Question: Doesn’t making a movie based on a show called “Millennium,” at this point, seem as redundant as Conan O’Brien still doing his “In the Year 2000…” bit?
“If Millennium was made today with those characters, it would be a far more interesting show than the limited palette they had with serial killers. I love the idea of a non-judgemental character like Frank Black was… He wanted to know why and how all these things happened, but he knew that judging someone for what they’ve done would just get in the way of finding out things.”
Henricksen may be right about that. A lot of aspects of Millennium – criminal profiling, psychic powers, mixed mythology procedural – have been picked up by other series like Criminal Minds and The Mentalist, so Millennium was truly ahead of its time.
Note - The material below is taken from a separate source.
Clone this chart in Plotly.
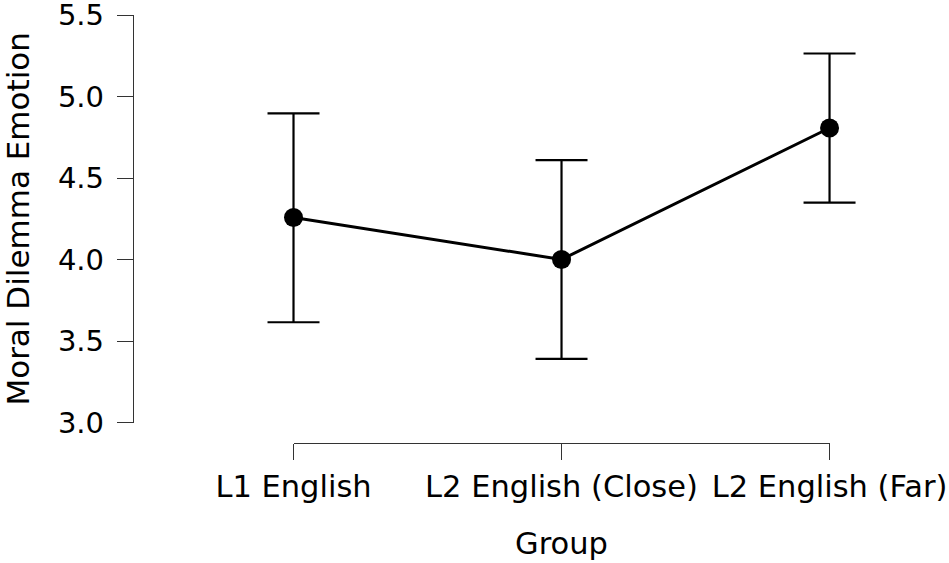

But where could the story go next? Henricksen has some ideas about that too:
“When you trap a guy like Frank Black,” he said, “who has that kind of imagination and you put him in a world like Bulgaria where everything is in Cyrillic and he can’t communicate actively with a lot of people, he has to do it in another way. I’ve thought of how it could be done. You just keep moving the pressure in on him about this kind of terrorist stuff. A terrorist plot. The pressure keeps building and building and building until you realize that that pressure gave him all the answers he needed. You would be gasping for air to wonder what is going to happen to this guy.”
I remember enjoying Millennium very much when it was on the air, but I’m not sure a movie is necessary, especially 13 years after the series satisfactorily ended. And why does every cancelled cult TV show need a movie now? It’s nuts!